* [DESCRIPTION OF THE TASK]
Only the lines from the one containing "What matplotlib code" down to the one containing "W, H = 954, 720" should be printed, exactly as they stand, ends included.

* [RECORDS FOR THIS EXERCISE]
==============================

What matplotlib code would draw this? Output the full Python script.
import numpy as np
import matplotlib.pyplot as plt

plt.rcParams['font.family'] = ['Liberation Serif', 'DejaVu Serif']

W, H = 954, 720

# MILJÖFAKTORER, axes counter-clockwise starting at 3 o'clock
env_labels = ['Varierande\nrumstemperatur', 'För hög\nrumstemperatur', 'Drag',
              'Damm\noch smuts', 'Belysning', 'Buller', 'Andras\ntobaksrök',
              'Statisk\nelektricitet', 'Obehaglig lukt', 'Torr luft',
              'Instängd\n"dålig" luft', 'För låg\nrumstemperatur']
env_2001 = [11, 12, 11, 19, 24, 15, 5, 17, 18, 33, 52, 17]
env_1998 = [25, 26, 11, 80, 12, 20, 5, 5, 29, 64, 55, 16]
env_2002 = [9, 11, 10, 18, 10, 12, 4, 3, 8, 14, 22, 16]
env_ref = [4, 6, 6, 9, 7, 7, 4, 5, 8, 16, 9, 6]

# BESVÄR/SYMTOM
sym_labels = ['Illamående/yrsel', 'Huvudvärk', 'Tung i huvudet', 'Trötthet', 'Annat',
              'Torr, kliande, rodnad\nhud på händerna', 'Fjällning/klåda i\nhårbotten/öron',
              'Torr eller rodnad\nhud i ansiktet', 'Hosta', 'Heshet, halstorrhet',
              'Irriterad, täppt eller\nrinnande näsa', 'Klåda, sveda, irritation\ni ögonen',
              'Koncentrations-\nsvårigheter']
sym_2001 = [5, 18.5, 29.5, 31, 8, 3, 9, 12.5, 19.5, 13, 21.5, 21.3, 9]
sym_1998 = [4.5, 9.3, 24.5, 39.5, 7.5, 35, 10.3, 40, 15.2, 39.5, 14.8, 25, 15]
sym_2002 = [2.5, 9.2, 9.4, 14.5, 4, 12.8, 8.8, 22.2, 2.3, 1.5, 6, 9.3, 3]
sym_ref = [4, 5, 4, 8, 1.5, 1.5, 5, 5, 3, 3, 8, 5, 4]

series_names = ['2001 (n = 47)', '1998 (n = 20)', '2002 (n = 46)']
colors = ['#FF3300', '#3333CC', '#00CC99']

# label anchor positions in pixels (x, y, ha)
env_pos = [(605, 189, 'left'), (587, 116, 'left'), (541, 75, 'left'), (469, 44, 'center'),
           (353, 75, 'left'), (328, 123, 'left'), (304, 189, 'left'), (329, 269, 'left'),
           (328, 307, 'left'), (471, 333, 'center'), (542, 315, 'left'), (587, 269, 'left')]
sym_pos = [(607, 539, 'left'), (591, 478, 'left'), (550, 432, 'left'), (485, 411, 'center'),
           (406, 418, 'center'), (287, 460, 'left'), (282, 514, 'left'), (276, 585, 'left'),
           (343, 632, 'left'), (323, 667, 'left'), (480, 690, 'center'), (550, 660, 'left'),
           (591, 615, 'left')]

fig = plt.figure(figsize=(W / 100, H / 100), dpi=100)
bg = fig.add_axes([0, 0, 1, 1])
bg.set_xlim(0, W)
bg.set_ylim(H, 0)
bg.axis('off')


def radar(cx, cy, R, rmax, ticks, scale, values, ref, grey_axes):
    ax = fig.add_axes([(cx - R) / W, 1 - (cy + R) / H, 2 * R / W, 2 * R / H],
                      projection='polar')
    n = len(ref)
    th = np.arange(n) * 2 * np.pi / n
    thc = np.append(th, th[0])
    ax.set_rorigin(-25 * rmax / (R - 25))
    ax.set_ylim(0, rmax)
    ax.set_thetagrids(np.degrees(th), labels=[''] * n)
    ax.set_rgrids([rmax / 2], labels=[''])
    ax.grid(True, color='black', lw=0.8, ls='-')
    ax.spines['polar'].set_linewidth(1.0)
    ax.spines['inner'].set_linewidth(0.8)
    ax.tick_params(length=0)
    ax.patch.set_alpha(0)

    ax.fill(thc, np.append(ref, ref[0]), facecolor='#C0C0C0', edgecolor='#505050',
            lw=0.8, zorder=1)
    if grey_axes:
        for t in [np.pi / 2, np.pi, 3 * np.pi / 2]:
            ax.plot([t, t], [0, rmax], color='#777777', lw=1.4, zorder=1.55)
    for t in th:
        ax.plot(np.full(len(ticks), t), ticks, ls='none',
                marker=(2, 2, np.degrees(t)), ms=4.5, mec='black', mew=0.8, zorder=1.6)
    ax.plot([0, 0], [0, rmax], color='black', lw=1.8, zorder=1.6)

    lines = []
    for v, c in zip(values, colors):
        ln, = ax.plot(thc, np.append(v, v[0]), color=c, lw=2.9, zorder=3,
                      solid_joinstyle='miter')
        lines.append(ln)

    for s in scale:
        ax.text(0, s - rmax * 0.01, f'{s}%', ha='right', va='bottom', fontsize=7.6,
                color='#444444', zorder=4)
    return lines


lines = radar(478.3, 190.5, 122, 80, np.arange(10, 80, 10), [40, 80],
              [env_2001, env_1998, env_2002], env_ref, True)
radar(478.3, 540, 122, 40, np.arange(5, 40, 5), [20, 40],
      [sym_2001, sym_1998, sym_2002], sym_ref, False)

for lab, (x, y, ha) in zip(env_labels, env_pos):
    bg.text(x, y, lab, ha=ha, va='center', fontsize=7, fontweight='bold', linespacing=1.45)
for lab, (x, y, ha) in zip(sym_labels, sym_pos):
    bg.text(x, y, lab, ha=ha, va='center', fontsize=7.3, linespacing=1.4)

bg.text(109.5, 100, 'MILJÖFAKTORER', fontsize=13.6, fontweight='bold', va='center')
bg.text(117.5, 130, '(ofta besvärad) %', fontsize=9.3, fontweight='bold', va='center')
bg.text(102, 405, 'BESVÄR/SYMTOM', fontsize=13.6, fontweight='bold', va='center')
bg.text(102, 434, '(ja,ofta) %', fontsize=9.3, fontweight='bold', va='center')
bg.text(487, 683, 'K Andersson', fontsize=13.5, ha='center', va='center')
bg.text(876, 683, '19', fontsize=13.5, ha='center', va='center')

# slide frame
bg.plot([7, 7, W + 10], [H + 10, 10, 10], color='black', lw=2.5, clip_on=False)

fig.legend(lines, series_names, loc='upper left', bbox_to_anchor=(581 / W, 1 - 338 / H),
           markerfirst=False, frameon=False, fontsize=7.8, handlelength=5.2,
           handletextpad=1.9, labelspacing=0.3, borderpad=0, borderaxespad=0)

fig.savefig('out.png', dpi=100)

==============================

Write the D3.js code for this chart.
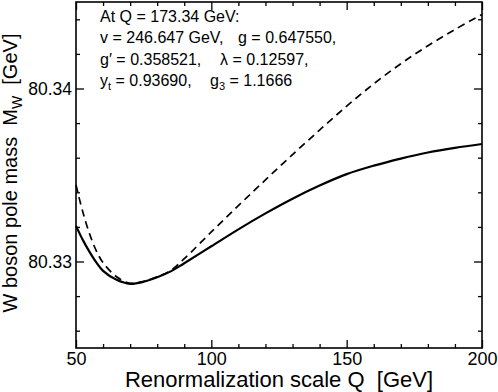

==============================

* [WRITTEN ANSWER]
What matplotlib code would draw this? Output the full Python script.
import numpy as np
import matplotlib.pyplot as plt

plt.rcParams['font.family'] = ['Liberation Serif', 'DejaVu Serif']

W, H = 954, 720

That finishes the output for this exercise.